Our delayed flight had been pushed back again and again for two hours. I stayed behind at the boarding gate, waiting more any additional information. Our plane finally came to our gate shortly after Barry went to get lunch.
I was unworried; there was still plenty of waiting to do. The plane was being cleaned and fueling up for our flight home. After thirty minutes had passed there was still no sign of Barry. The loud speaker requested any one with children or special needs to begin boarding the plane.
I looked at my watch.
Barry was still missing. I shifted in my seat. He would be coming back, right?
Lines of regular passages started to form in front of our boarding gate. What was wrong? Where was Barry?
Loaded down with bags, I got up to find my husband.
I found Barry in line at a pizza place. My husband had put in a custom made request and needed extra time.
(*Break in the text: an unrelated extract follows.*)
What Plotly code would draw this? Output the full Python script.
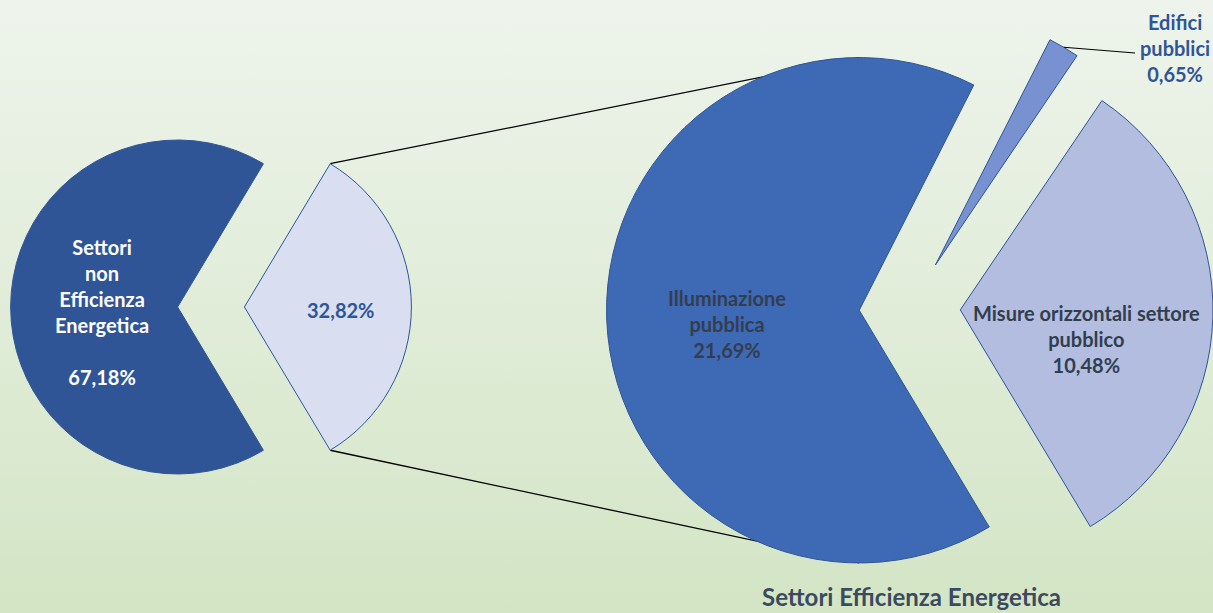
import math
import base64
import plotly.graph_objects as go

# ---------------- data ----------------
main_labels = ["Settori Efficienza Energetica", "Settori non Efficienza Energetica"]
main_values = [32.82, 67.18]
main_text = ["32,82%", "67,18%"]

sub_labels = ["Edifici pubblici", "Misure orizzontali settore pubblico", "Illuminazione pubblica"]
sub_values = [0.65, 10.48, 21.69]
sub_text = ["0,65%", "10,48%", "21,69%"]

chart_title = "Settori Efficienza Energetica"

# ---------------- layout / style ----------------
W, H = 1213, 613
PULL = 0.2
left_dom = dict(x=[0.0087, 0.3392], y=[0.1723, 0.8261])
right_dom = dict(x=[0.5, 1.0], y=[0.0015, 0.992])

main_colors = ["#d9dff0", "#2f5597"]
sub_colors = ["#7891d0", "#b2bddf", "#3e69b4"]
edge = "#2f5597"
FONT = "Lato"

# rotation (clockwise from 12 o'clock) so that the first main slice faces right
rot_left = 90 - 360 * main_values[0] / sum(main_values) / 2
# the Illuminazione slice faces (almost) left
rot_right = 268 - 360 * (sub_values[0] + sub_values[1] + sub_values[2] / 2) / sum(sub_values)


def pie_geom(dom, values, rot):
    bw = W * (dom["x"][1] - dom["x"][0])
    bh = H * (dom["y"][1] - dom["y"][0])
    r = min(bw, bh) / 2 / (1 + PULL)
    cx = W * (dom["x"][0] + dom["x"][1]) / 2
    cy = H * (1 - (dom["y"][0] + dom["y"][1]) / 2)
    tot = sum(values)
    out = []
    a = rot
    for v in values:
        a0, a1 = a, a + 360 * v / tot
        mid = math.radians((a0 + a1) / 2)
        pcx = cx + PULL * r * math.sin(mid)
        pcy = cy - PULL * r * math.cos(mid)
        out.append(dict(a0=a0, a1=a1, cx=pcx, cy=pcy, r=r))
        a = a1
    return out


def pt(s, ang):
    t = math.radians(ang)
    return s["cx"] + s["r"] * math.sin(t), s["cy"] - s["r"] * math.cos(t)


def paper(p):
    return p[0] / W, 1 - p[1] / H


gl = pie_geom(left_dom, main_values, rot_left)
gr = pie_geom(right_dom, sub_values, rot_right)

fig = go.Figure()
fig.add_trace(go.Pie(
    labels=main_labels, values=main_values, sort=False, direction="clockwise",
    rotation=rot_left, pull=[PULL, PULL], domain=left_dom,
    marker=dict(colors=main_colors, line=dict(color=[edge, main_colors[1]], width=1)),
    textinfo="none", hoverinfo="skip", showlegend=False,
))
fig.add_trace(go.Pie(
    labels=sub_labels, values=sub_values, sort=False, direction="clockwise",
    rotation=rot_right, pull=[PULL, PULL, PULL], domain=right_dom,
    marker=dict(colors=sub_colors, line=dict(color=edge, width=1)),
    textinfo="none", hoverinfo="skip", showlegend=False,
))

# connector lines from the exploded slice to the second pie
light = gl[0]
illum = gr[2]
p_top = pt(light, light["a0"])
p_bot = pt(light, light["a1"])
q_top = (illum["cx"], illum["cy"] - illum["r"])
q_bot = (illum["cx"], illum["cy"] + illum["r"])
shapes = []
for p, q in [(p_top, q_top), (p_bot, q_bot)]:
    (x0, y0), (x1, y1) = paper(p), paper(q)
    shapes.append(dict(type="line", xref="paper", yref="paper", x0=x0, y0=y0, x1=x1, y1=y1,
                       line=dict(color="black", width=1.3), layer="below"))

# leader line for the small slice
ed = gr[0]
lp = paper(pt(ed, (ed["a0"] + ed["a1"]) / 2))
lq = paper((1135, 53))
shapes.append(dict(type="line", xref="paper", yref="paper", x0=lp[0], y0=lp[1], x1=lq[0], y1=lq[1],
                   line=dict(color="black", width=1.2), layer="above"))

# gradient background
svg = ("<svg xmlns='http://www.w3.org/2000/svg' width='100' height='100' preserveAspectRatio='none'>"
       "<defs><linearGradient id='g' x1='0' y1='0' x2='0' y2='1'>"
       "<stop offset='0' stop-color='#eef4ec'/><stop offset='1' stop-color='#d3e5c5'/>"
       "</linearGradient></defs><rect width='100' height='100' fill='url(#g)'/></svg>")
src = "data:image/svg+xml;base64," + base64.b64encode(svg.encode()).decode()


def ann(text, x, y, color, size):
    return dict(text=text, x=x / W, y=1 - y / H, xref="paper", yref="paper",
                xanchor="center", yanchor="middle", showarrow=False,
                font=dict(family=FONT, size=size, color=color, weight="bold"))


annotations = [
    ann("Settori<br>non<br>Efficienza<br>Energetica<br><br>" + main_text[1], 102, 312, "white", 20),
    ann(main_text[0], 340, 310, "#2f5597", 20),
    ann("Illuminazione<br>pubblica<br>" + sub_text[2], 727, 324, "#323e50", 20),
    ann("Misure orizzontali settore<br>pubblico<br>" + sub_text[1], 1086, 339, "#323e50", 20),
    ann("Edifici<br>pubblici<br>" + sub_text[0], 1175, 48, "#2f5597", 20),
    ann(chart_title, 911, 596, "#3c4a5e", 24),
]

fig.update_layout(
    width=W, height=H, margin=dict(l=0, r=0, t=0, b=0),
    paper_bgcolor="#e2edd9", plot_bgcolor="rgba(0,0,0,0)",
    images=[dict(source=src, xref="paper", yref="paper", x=0, y=1, sizex=1, sizey=1,
                 sizing="stretch", xanchor="left", yanchor="top", layer="below")],
    shapes=shapes, annotations=annotations,
)

fig.write_html(
    "out.html",
    config={"displayModeBar": False},
    post_script="document.body.style.margin='0';document.body.style.overflow='hidden';",
)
I explained to my husband that our flight was finally boarding and we needed to leave right away. The flight attendant made the final boarding call for our flight number over the loud speaker. Barry wasn’t moving. His lunch was paid for and Barry was going to eat it. I pleaded with my husband to get on our departed plane. I wanted to return home. He told me that his custom order pizza would be right out and we could leave then.
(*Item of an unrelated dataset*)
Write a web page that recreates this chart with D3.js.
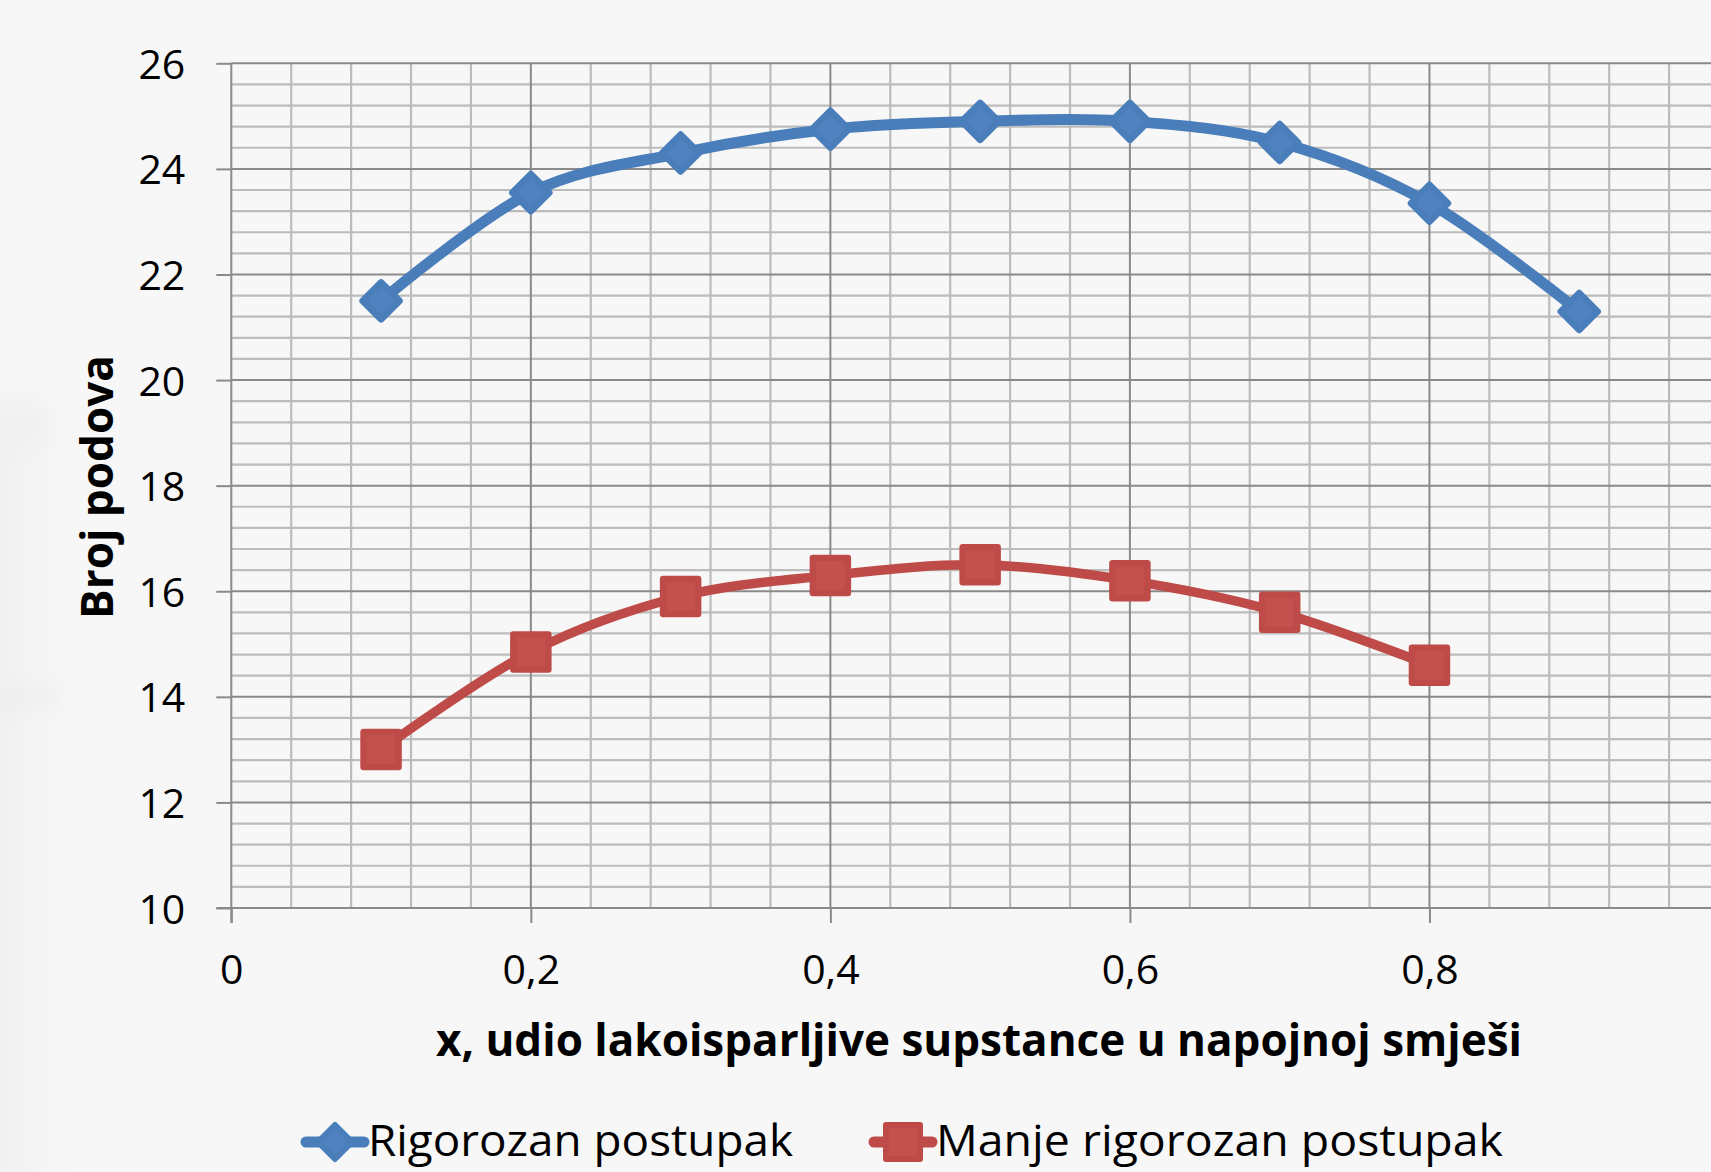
<!DOCTYPE html>
<html>
<head>
<meta charset="utf-8">
<script src="https://cdn.jsdelivr.net/npm/d3@7"></script>
<style>
  html, body { margin: 0; padding: 0; background: #f7f7f7; }
  svg { display: block; }
</style>
</head>
<body>
<script>
// Feed composition (fraction of the more volatile component)
const xValues = [0.1, 0.2, 0.3, 0.4, 0.5, 0.6, 0.7, 0.8, 0.9];
// Number of trays, rigorous method
const rigorozan = [21.5, 23.55, 24.3, 24.75, 24.9, 24.9, 24.5, 23.35, 21.3];
// Number of trays, simplified method (no value at 0.9)
const manjeRigorozan = [13.0, 14.85, 15.9, 16.3, 16.5, 16.2, 15.6, 14.6];

const yTickValues = [10, 12, 14, 16, 18, 20, 22, 24, 26];
const xTickValues = [0, 0.2, 0.4, 0.6, 0.8];
const xTickLabels = ["0", "0,2", "0,4", "0,6", "0,8"];
const seriesNames = ["Rigorozan postupak", "Manje rigorozan postupak"];
const xTitle = "x, udio lakoisparljive supstance u napojnoj smješi";
const yTitle = "Broj podova";

const W = 1711, H = 1172;
const FONT = "'Open Sans', 'Noto Sans', sans-serif";
const BLUE = "#4a7ebb", BLUE_IN = "#4f82be";
const RED = "#be4b48", RED_IN = "#c3524f";

const svg = d3.select("body").append("svg")
  .attr("width", W).attr("height", H)
  .attr("viewBox", `0 0 ${W} ${H}`);

// soft backdrop
const defs = svg.append("defs");
defs.append("filter").attr("id", "soft")
  .attr("x", "-50%").attr("y", "-50%").attr("width", "200%").attr("height", "200%")
  .append("feGaussianBlur").attr("stdDeviation", 10);

svg.append("rect").attr("width", W).attr("height", H).attr("fill", "#f7f7f7");
const backdrop = svg.append("g").attr("filter", "url(#soft)");
backdrop.append("rect").attr("x", -20).attr("y", 400).attr("width", 70).attr("height", 800)
  .attr("fill", "#e8e8e8").attr("opacity", 0.45);
backdrop.append("rect").attr("x", 22).attr("y", 450).attr("width", 26).attr("height", 740)
  .attr("fill", "#f5f5f5").attr("opacity", 0.9);
backdrop.append("rect").attr("x", 0).attr("y", 690).attr("width", 60).attr("height", 14)
  .attr("fill", "#e4e4e4").attr("opacity", 0.5);

// scales
const x = d3.scaleLinear().domain([0, 1]).range([231.3, 1729]);
const y = d3.scaleLinear().domain([10, 26]).range([908, 63.3]);

const plotLeft = x(0), plotRight = x(1), plotTop = y(26), plotBottom = y(10);

// minor grid
const minorX = d3.range(1, 26).filter(i => i % 5 !== 0).map(i => i * 0.04);
const minorY = d3.range(1, 41).filter(i => i % 5 !== 0).map(i => 10 + i * 0.4);
const grid = svg.append("g");
grid.selectAll(".mx").data(minorX).join("line")
  .attr("x1", d => x(d)).attr("x2", d => x(d))
  .attr("y1", plotTop).attr("y2", plotBottom)
  .attr("stroke", "#bcbcbc").attr("stroke-width", 2.2);
grid.selectAll(".my").data(minorY).join("line")
  .attr("x1", plotLeft).attr("x2", plotRight)
  .attr("y1", d => y(d)).attr("y2", d => y(d))
  .attr("stroke", "#bcbcbc").attr("stroke-width", 2.2);

// major grid
const majorX = [0.2, 0.4, 0.6, 0.8, 1.0];
grid.selectAll(".Mx").data(majorX).join("line")
  .attr("x1", d => x(d)).attr("x2", d => x(d))
  .attr("y1", plotTop).attr("y2", plotBottom)
  .attr("stroke", "#8a8a8a").attr("stroke-width", 2);
grid.selectAll(".My").data(yTickValues.slice(1)).join("line")
  .attr("x1", plotLeft).attr("x2", plotRight)
  .attr("y1", d => y(d)).attr("y2", d => y(d))
  .attr("stroke", "#8a8a8a").attr("stroke-width", 2);

// axes
const yAxis = d3.axisLeft(y).tickValues(yTickValues).tickSize(15).tickPadding(31)
  .tickFormat(d => String(d));
const xAxis = d3.axisBottom(x).tickValues(xTickValues).tickSize(15).tickPadding(0)
  .tickFormat((d, i) => xTickLabels[i]);

const gy = svg.append("g").attr("transform", `translate(${plotLeft},0)`).call(yAxis);
const gx = svg.append("g").attr("transform", `translate(0,${plotBottom})`).call(xAxis);

[gy, gx].forEach(g => {
  g.select(".domain").remove();
  g.selectAll(".tick line").attr("stroke", "#8a8a8a").attr("stroke-width", 2);
  g.selectAll(".tick text")
    .attr("fill", "#000")
    .style("font-family", FONT)
    .style("font-size", "41px");
});
gy.selectAll(".tick text").attr("dy", null).attr("y", 15);
gx.selectAll(".tick text").attr("dy", null).attr("y", 76);

// axis lines
svg.append("line").attr("x1", plotLeft).attr("x2", plotLeft)
  .attr("y1", plotTop).attr("y2", plotBottom + 15)
  .attr("stroke", "#8a8a8a").attr("stroke-width", 2);
svg.append("line").attr("x1", plotLeft - 15).attr("x2", plotRight)
  .attr("y1", plotBottom).attr("y2", plotBottom)
  .attr("stroke", "#8a8a8a").attr("stroke-width", 2);

// series
const series = [
  { name: seriesNames[0], values: rigorozan, stroke: BLUE, fill: BLUE_IN, width: 11, shape: "diamond" },
  { name: seriesNames[1], values: manjeRigorozan, stroke: RED, fill: RED_IN, width: 9.5, shape: "square" }
];

const line = d3.line()
  .x(d => x(d[0])).y(d => y(d[1]))
  .curve(d3.curveCardinal.tension(0));

function drawMarker(g, shape, cx, cy, s) {
  if (shape === "diamond") {
    const h = s.diamond;
    return g.append("path")
      .attr("d", `M${cx},${cy - h}L${cx + h},${cy}L${cx},${cy + h}L${cx - h},${cy}Z`);
  }
  const h = s.square;
  return g.append("rect")
    .attr("x", cx - h).attr("y", cy - h).attr("width", 2 * h).attr("height", 2 * h);
}

const marks = svg.append("g");
series.forEach(s => {
  const pts = s.values.map((v, i) => [xValues[i], v]);
  marks.append("path").datum(pts)
    .attr("d", line)
    .attr("fill", "none")
    .attr("stroke", s.stroke)
    .attr("stroke-width", s.width)
    .attr("stroke-linecap", "round");
  const mg = marks.append("g");
  pts.forEach(p => {
    drawMarker(mg, s.shape, x(p[0]), y(p[1]), { diamond: 18.5, square: 17.5 })
      .attr("fill", s.fill)
      .attr("stroke", s.stroke)
      .attr("stroke-width", 6.5)
      .attr("stroke-linejoin", "round");
  });
});

// axis titles
svg.append("text")
  .attr("x", 979).attr("y", 1056)
  .attr("text-anchor", "middle")
  .attr("textLength", 1086).attr("lengthAdjust", "spacingAndGlyphs")
  .style("font-family", FONT).style("font-weight", 700).style("font-size", "44px")
  .attr("fill", "#000")
  .text(xTitle);

svg.append("text")
  .attr("transform", "translate(113,487) rotate(-90)")
  .attr("text-anchor", "middle")
  .attr("textLength", 264).attr("lengthAdjust", "spacingAndGlyphs")
  .style("font-family", FONT).style("font-weight", 700).style("font-size", "45px")
  .attr("fill", "#000")
  .text(yTitle);

// legend
const legendItems = [
  { s: series[0], x0: 306, x1: 364, cx: 335, tx: 368, tw: 425 },
  { s: series[1], x0: 874, x1: 932, cx: 903, tx: 936, tw: 567 }
];
const lg = svg.append("g");
const ly = 1142;
legendItems.forEach(it => {
  lg.append("line")
    .attr("x1", it.x0).attr("x2", it.x1).attr("y1", ly).attr("y2", ly)
    .attr("stroke", it.s.stroke).attr("stroke-width", 11).attr("stroke-linecap", "round");
  drawMarker(lg, it.s.shape, it.cx, ly, { diamond: 17, square: 17 })
    .attr("fill", it.s.fill).attr("stroke", it.s.stroke)
    .attr("stroke-width", 6).attr("stroke-linejoin", "round");
  lg.append("text")
    .attr("x", it.tx).attr("y", 1156)
    .attr("textLength", it.tw).attr("lengthAdjust", "spacingAndGlyphs")
    .style("font-family", FONT).style("font-size", "44px")
    .attr("fill", "#000")
    .text(it.s.name);
});
</script>
</body>
</html>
I turned and ran. My bag bumped my shoulder as I jogged for our boarding gate. Almost to the boarding gate I stopped running. Winded, I considered my actions.
What was I doing this for? I didn’t have to work the next day. I was leaving my husband in an airport.
Barry and I had been man and wife for 9 months. Was I really committed to this marriage? Barry and all of his personality flaws were made obvious before we got married. I knew who Barry was. I could make a detailed list his faults. Like many other women, I thought I could “fix” his problems after we were married.
Barry was my husband now. My husband. The gravity of that word sank in. Where were my priorities? Was my life still just all about me? Where did my marriage fit into my priorities? In the conventional sense I was absolutely correct about getting on the plane but my conscience didn’t feel right. For whatever his real reasons, I couldn’t just hop on a plane while my husband was left behind.
At the root of the issue this was about marriage when the going gets rough. Barry could catalog my bad habits just as well I could list his problems. So, the question was how did I want to be treated when I was in Barry’s shoes? So, it came down to the promises I had made to Barry when we got married. I had given my word to stand by my husband, and it was that simple.
I found Barry sitting at a plastic orange table eating his lunch when our flight took off. Looking back at your life you can see decisions that seem to be lynchpins for future events. Missing that plane was one of my lynchpins. Since then there has been a mix of sunny and stormy days in our marriage. We stayed together and that alone is more than most people can count on. All good marriages need effort from both parties to keep them going.
Even when you are getting married divorce seems like the easy “just in case” situation. When the going gets tough it is going to go through your mind, let’s face it. No one is perfect and there are going to be difficult days. After 10 years of marriage I also know what the possibility of divorce feels like too. Barry and I were having problems.
To deal with the problems I turned a blind eye to the issues. I kept hoping that ignoring the problems might make them go away. In the end it was Barry, through his divorce news, that brought me back to total reality.
I could hardly believe him. Panic set in almost immediately. I had to salvage my marriage. There was no time to waste; my marriage was slipping away. I started working my myself, my own perceptions and my reactions. Barry noticed my changes and softened in his approach. One thing lead to another and our marriage is stronger than ever.